▶ **Available data**:
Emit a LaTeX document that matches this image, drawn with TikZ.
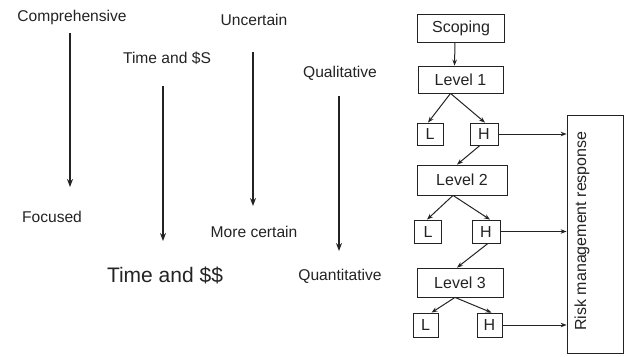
\documentclass[tikz,border=0pt]{standalone}
\usepackage{fontspec}
\setmainfont{Liberation Sans}
\usepackage{xcolor}
\usepackage{tikz}
\usetikzlibrary{arrows.meta, positioning, calc}
\definecolor{inkgray}{RGB}{35, 35, 35}
\tikzstyle{lbl} = [inner sep=0pt, text=inkgray, font=\fontsize{15.6}{18}\selectfont]
\tikzstyle{biglbl} = [inner sep=0pt, text=inkgray, font=\fontsize{21}{24}\selectfont]
\tikzstyle{stagebox} = [draw=inkgray, line width=0.8pt, inner sep=0pt, text=inkgray, font=\fontsize{16}{18}\selectfont]
\tikzstyle{downarrow} = [-{Stealth[length=8pt, width=6pt]}, line width=1.6pt, inkgray]
\tikzstyle{arrow} = [-{Stealth[length=6pt, width=4.5pt]}, line width=1pt, inkgray]

\begin{document}
\begin{tikzpicture}[x=1pt, y=-1pt]
    \useasboundingbox (0,0) rectangle (628,356);

    % Comprehensive -> Focused
    \node[lbl] (comp) at (72,17) {Comprehensive};
    \node[lbl] (focus) at (52,217) {Focused};
    \coordinate (compS) at (70,33);
    \coordinate (compE) at (70,187);
    \draw[downarrow] (compS) -- (compE);

    % Time and $S -> Time and $$
    \node[lbl] (timeS) at (167,58) {Time and \$S};
    \node[biglbl] (timeD) at (165,275) {Time and \$\$};
    \coordinate (timeA) at (163,86);
    \coordinate (timeB) at (163,241);
    \draw[downarrow] (timeA) -- (timeB);

    % Uncertain -> More certain
    \node[lbl] (unc) at (254,20) {Uncertain};
    \node[lbl] (cert) at (254,232) {More certain};
    \coordinate (uncA) at (253,52);
    \coordinate (uncB) at (253,206);
    \draw[downarrow] (uncA) -- (uncB);

    % Qualitative -> Quantitative
    \node[lbl] (qual) at (340,73) {Qualitative};
    \node[lbl] (quant) at (340,276) {Quantitative};
    \coordinate (qualA) at (339,96);
    \coordinate (qualB) at (339,251);
    \draw[downarrow] (qualA) -- (qualB);

    % Levels
    \node[stagebox, minimum width=87, minimum height=28] (scop) at (461,28) {Scoping};
    \node[stagebox, minimum width=85, minimum height=27] (lev1) at (460.5,79.5) {Level 1};
    \node[stagebox, minimum width=26, minimum height=22] (l1) at (430,134) {L};
    \node[stagebox, minimum width=28, minimum height=22] (h1) at (484,134) {H};
    \node[stagebox, minimum width=90, minimum height=30] (lev2) at (462,180) {Level 2};
    \node[stagebox, minimum width=27, minimum height=23] (l2) at (428,231.5) {L};
    \node[stagebox, minimum width=28, minimum height=23] (h2) at (486,231.5) {H};
    \node[stagebox, minimum width=86, minimum height=29] (lev3) at (460,282.5) {Level 3};
    \node[stagebox, minimum width=25, minimum height=24] (l3) at (425.5,325) {L};
    \node[stagebox, minimum width=25, minimum height=24] (h3) at (489.5,325) {H};

    % Risk management response
    \node[stagebox, minimum width=56, minimum height=238] (risk) at (595,234) {};
    \node[stagebox, draw=none, rotate=90] (risktxt) at (582,231) {Risk management response};

    \draw[arrow] ([xshift=-6pt]scop.south) -- ([xshift=-6pt]lev1.north);
    \draw[arrow] ([xshift=-10pt]lev1.south) -- ([xshift=-2pt]l1.north);
    \draw[arrow] ([xshift=-10pt]lev1.south) -- ([xshift=1pt]h1.north);
    \draw[arrow] ([xshift=-4pt]h1.south) -- ([xshift=-5pt]lev2.north);
    \draw[arrow] ([xshift=-9pt]lev2.south) -- ([xshift=-1pt]l2.north);
    \draw[arrow] ([xshift=-9pt]lev2.south) -- ([xshift=4pt]h2.north);
    \draw[arrow] ([xshift=2pt]h2.south) -- ([xshift=-3pt]lev3.north);
    \draw[arrow] ([xshift=-5pt]lev3.south) -- ([xshift=6pt]l3.north);
    \draw[arrow] ([xshift=-5pt]lev3.south) -- ([xshift=2pt]h3.north);

    \draw[arrow] (h1.east) -- (h1.east -| risk.west);
    \draw[arrow] (h2.east) -- (h2.east -| risk.west);
    \draw[arrow] (h3.east) -- (h3.east -| risk.west);
\end{tikzpicture}
\end{document}
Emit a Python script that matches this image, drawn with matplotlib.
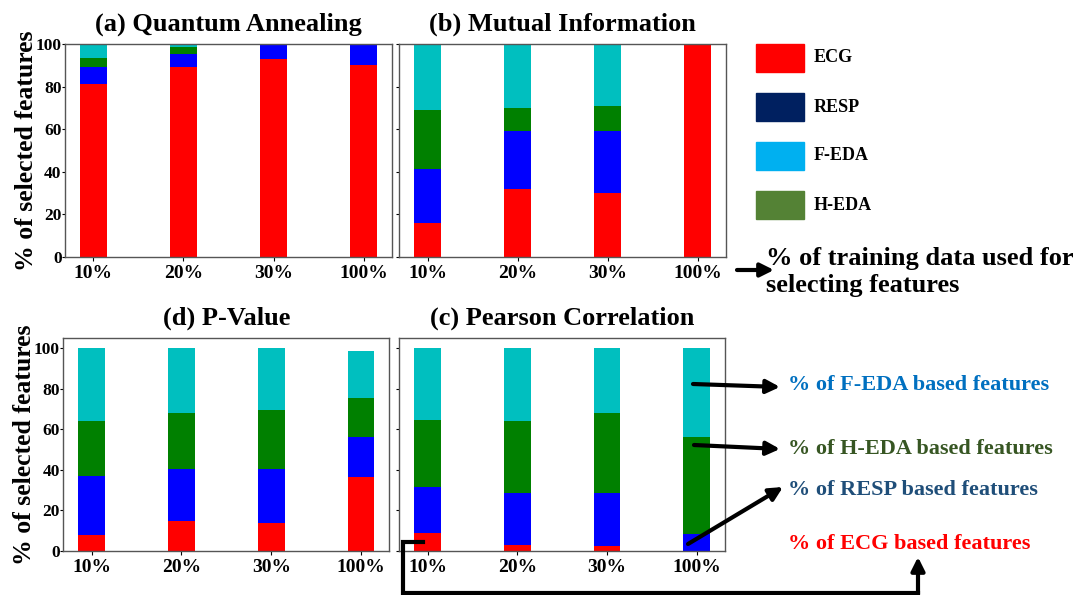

▶ **What is asked**: Repeat exactly the lines from the first line of the records above through the line containing "(timeA) -- (timeB);", leaving out the pictures.

▶ **Solution to the exercise**:
Emit a LaTeX document that matches this image, drawn with TikZ.
\documentclass[tikz,border=0pt]{standalone}
\usepackage{fontspec}
\setmainfont{Liberation Sans}
\usepackage{xcolor}
\usepackage{tikz}
\usetikzlibrary{arrows.meta, positioning, calc}
\definecolor{inkgray}{RGB}{35, 35, 35}
\tikzstyle{lbl} = [inner sep=0pt, text=inkgray, font=\fontsize{15.6}{18}\selectfont]
\tikzstyle{biglbl} = [inner sep=0pt, text=inkgray, font=\fontsize{21}{24}\selectfont]
\tikzstyle{stagebox} = [draw=inkgray, line width=0.8pt, inner sep=0pt, text=inkgray, font=\fontsize{16}{18}\selectfont]
\tikzstyle{downarrow} = [-{Stealth[length=8pt, width=6pt]}, line width=1.6pt, inkgray]
\tikzstyle{arrow} = [-{Stealth[length=6pt, width=4.5pt]}, line width=1pt, inkgray]

\begin{document}
\begin{tikzpicture}[x=1pt, y=-1pt]
    \useasboundingbox (0,0) rectangle (628,356);

    % Comprehensive -> Focused
    \node[lbl] (comp) at (72,17) {Comprehensive};
    \node[lbl] (focus) at (52,217) {Focused};
    \coordinate (compS) at (70,33);
    \coordinate (compE) at (70,187);
    \draw[downarrow] (compS) -- (compE);

    % Time and $S -> Time and $$
    \node[lbl] (timeS) at (167,58) {Time and \$S};
    \node[biglbl] (timeD) at (165,275) {Time and \$\$};
    \coordinate (timeA) at (163,86);
    \coordinate (timeB) at (163,241);
    \draw[downarrow] (timeA) -- (timeB);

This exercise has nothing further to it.